> **REQUIRED TASK**: Set down each line of the material that follows, exactly, with no pictures.
------------------------
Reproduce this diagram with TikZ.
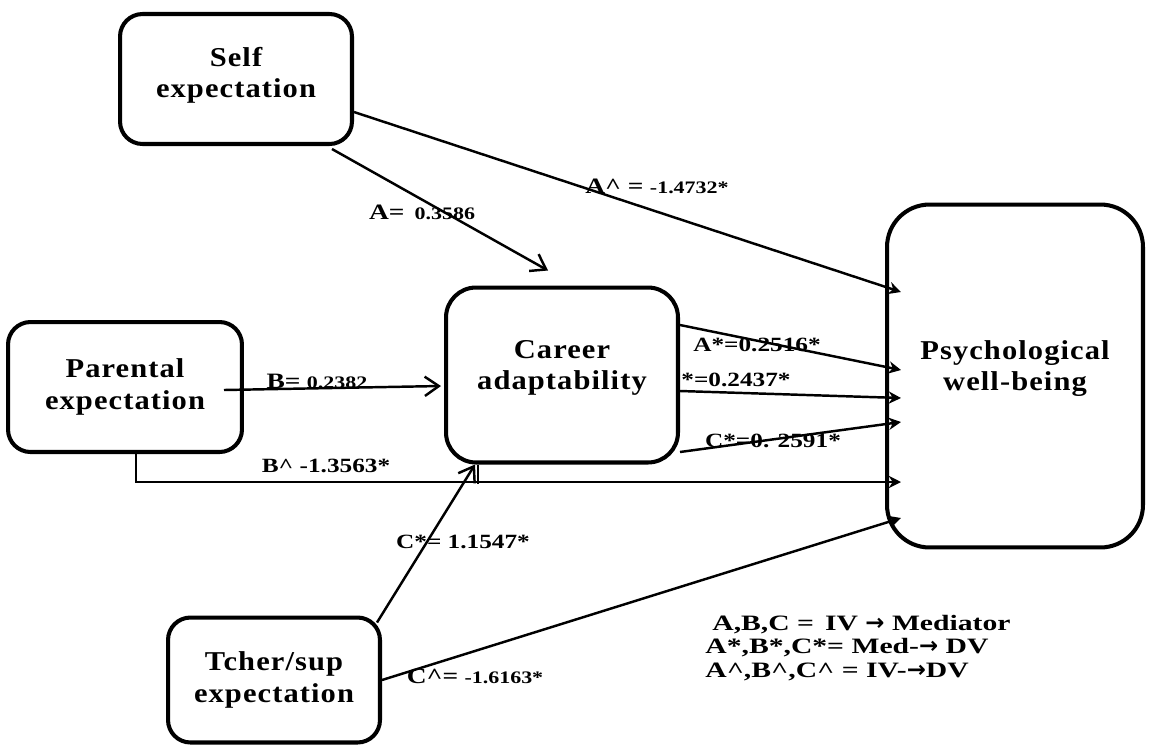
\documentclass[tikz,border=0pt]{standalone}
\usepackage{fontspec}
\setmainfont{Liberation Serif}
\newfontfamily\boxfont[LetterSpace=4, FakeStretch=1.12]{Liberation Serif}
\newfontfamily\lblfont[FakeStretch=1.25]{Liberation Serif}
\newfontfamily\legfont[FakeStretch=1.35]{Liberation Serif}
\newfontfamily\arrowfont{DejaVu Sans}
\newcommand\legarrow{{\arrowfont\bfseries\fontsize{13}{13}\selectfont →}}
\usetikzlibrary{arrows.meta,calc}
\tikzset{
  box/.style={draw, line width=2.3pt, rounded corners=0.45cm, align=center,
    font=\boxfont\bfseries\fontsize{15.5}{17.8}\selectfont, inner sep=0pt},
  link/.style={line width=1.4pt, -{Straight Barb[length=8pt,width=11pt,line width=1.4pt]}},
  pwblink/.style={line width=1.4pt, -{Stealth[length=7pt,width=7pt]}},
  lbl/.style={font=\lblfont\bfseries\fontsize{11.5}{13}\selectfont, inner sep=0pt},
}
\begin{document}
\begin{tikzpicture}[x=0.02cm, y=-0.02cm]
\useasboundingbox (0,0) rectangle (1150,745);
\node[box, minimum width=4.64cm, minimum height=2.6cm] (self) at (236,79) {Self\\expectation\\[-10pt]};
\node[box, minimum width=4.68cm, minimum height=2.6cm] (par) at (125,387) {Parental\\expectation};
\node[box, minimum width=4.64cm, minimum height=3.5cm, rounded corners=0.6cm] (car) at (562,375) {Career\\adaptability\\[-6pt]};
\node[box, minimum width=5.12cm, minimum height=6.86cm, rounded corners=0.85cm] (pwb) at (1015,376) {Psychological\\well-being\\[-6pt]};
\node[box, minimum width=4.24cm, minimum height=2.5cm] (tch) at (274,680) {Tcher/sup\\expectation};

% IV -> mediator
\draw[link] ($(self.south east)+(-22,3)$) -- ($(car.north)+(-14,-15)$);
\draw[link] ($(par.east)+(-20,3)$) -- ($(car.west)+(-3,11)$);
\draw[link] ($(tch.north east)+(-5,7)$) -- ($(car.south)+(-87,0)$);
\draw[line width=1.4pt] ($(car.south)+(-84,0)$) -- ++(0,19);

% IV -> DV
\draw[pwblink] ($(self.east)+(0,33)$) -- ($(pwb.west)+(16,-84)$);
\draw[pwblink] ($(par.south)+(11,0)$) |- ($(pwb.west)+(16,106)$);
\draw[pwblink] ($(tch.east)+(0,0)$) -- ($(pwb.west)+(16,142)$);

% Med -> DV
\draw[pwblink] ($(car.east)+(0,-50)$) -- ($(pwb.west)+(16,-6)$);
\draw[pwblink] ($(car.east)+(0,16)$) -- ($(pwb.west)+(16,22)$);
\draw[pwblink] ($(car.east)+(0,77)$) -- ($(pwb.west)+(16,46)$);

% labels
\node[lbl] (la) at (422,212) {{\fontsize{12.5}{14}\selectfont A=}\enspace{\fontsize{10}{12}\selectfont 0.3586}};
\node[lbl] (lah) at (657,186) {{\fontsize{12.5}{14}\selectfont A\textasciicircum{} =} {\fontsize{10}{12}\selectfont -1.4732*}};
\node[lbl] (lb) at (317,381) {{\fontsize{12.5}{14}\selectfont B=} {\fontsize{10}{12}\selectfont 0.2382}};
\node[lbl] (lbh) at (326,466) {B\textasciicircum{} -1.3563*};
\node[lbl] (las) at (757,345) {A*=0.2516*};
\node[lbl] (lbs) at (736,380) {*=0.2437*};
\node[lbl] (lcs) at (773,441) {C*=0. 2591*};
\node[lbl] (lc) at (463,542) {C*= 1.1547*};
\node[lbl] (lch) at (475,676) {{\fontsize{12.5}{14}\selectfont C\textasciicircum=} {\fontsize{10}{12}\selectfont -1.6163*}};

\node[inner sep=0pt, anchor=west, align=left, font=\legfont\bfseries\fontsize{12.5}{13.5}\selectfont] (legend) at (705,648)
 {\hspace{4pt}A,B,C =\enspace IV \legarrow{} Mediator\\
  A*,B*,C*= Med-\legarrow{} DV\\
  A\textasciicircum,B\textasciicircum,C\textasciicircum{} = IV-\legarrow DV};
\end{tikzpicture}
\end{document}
------------------------
> **EXERCISE OUTPUT**:
Reproduce this diagram with TikZ.
\documentclass[tikz,border=0pt]{standalone}
\usepackage{fontspec}
\setmainfont{Liberation Serif}
\newfontfamily\boxfont[LetterSpace=4, FakeStretch=1.12]{Liberation Serif}
\newfontfamily\lblfont[FakeStretch=1.25]{Liberation Serif}
\newfontfamily\legfont[FakeStretch=1.35]{Liberation Serif}
\newfontfamily\arrowfont{DejaVu Sans}
\newcommand\legarrow{{\arrowfont\bfseries\fontsize{13}{13}\selectfont →}}
\usetikzlibrary{arrows.meta,calc}
\tikzset{
  box/.style={draw, line width=2.3pt, rounded corners=0.45cm, align=center,
    font=\boxfont\bfseries\fontsize{15.5}{17.8}\selectfont, inner sep=0pt},
  link/.style={line width=1.4pt, -{Straight Barb[length=8pt,width=11pt,line width=1.4pt]}},
  pwblink/.style={line width=1.4pt, -{Stealth[length=7pt,width=7pt]}},
  lbl/.style={font=\lblfont\bfseries\fontsize{11.5}{13}\selectfont, inner sep=0pt},
}
\begin{document}
\begin{tikzpicture}[x=0.02cm, y=-0.02cm]
\useasboundingbox (0,0) rectangle (1150,745);
\node[box, minimum width=4.64cm, minimum height=2.6cm] (self) at (236,79) {Self\\expectation\\[-10pt]};
\node[box, minimum width=4.68cm, minimum height=2.6cm] (par) at (125,387) {Parental\\expectation};
\node[box, minimum width=4.64cm, minimum height=3.5cm, rounded corners=0.6cm] (car) at (562,375) {Career\\adaptability\\[-6pt]};
\node[box, minimum width=5.12cm, minimum height=6.86cm, rounded corners=0.85cm] (pwb) at (1015,376) {Psychological\\well-being\\[-6pt]};
\node[box, minimum width=4.24cm, minimum height=2.5cm] (tch) at (274,680) {Tcher/sup\\expectation};

% IV -> mediator
\draw[link] ($(self.south east)+(-22,3)$) -- ($(car.north)+(-14,-15)$);
\draw[link] ($(par.east)+(-20,3)$) -- ($(car.west)+(-3,11)$);
\draw[link] ($(tch.north east)+(-5,7)$) -- ($(car.south)+(-87,0)$);
\draw[line width=1.4pt] ($(car.south)+(-84,0)$) -- ++(0,19);

% IV -> DV
\draw[pwblink] ($(self.east)+(0,33)$) -- ($(pwb.west)+(16,-84)$);
\draw[pwblink] ($(par.south)+(11,0)$) |- ($(pwb.west)+(16,106)$);
\draw[pwblink] ($(tch.east)+(0,0)$) -- ($(pwb.west)+(16,142)$);

% Med -> DV
\draw[pwblink] ($(car.east)+(0,-50)$) -- ($(pwb.west)+(16,-6)$);
\draw[pwblink] ($(car.east)+(0,16)$) -- ($(pwb.west)+(16,22)$);
\draw[pwblink] ($(car.east)+(0,77)$) -- ($(pwb.west)+(16,46)$);

% labels
\node[lbl] (la) at (422,212) {{\fontsize{12.5}{14}\selectfont A=}\enspace{\fontsize{10}{12}\selectfont 0.3586}};
\node[lbl] (lah) at (657,186) {{\fontsize{12.5}{14}\selectfont A\textasciicircum{} =} {\fontsize{10}{12}\selectfont -1.4732*}};
\node[lbl] (lb) at (317,381) {{\fontsize{12.5}{14}\selectfont B=} {\fontsize{10}{12}\selectfont 0.2382}};
\node[lbl] (lbh) at (326,466) {B\textasciicircum{} -1.3563*};
\node[lbl] (las) at (757,345) {A*=0.2516*};
\node[lbl] (lbs) at (736,380) {*=0.2437*};
\node[lbl] (lcs) at (773,441) {C*=0. 2591*};
\node[lbl] (lc) at (463,542) {C*= 1.1547*};
\node[lbl] (lch) at (475,676) {{\fontsize{12.5}{14}\selectfont C\textasciicircum=} {\fontsize{10}{12}\selectfont -1.6163*}};

\node[inner sep=0pt, anchor=west, align=left, font=\legfont\bfseries\fontsize{12.5}{13.5}\selectfont] (legend) at (705,648)
 {\hspace{4pt}A,B,C =\enspace IV \legarrow{} Mediator\\
  A*,B*,C*= Med-\legarrow{} DV\\
  A\textasciicircum,B\textasciicircum,C\textasciicircum{} = IV-\legarrow DV};
\end{tikzpicture}
\end{document}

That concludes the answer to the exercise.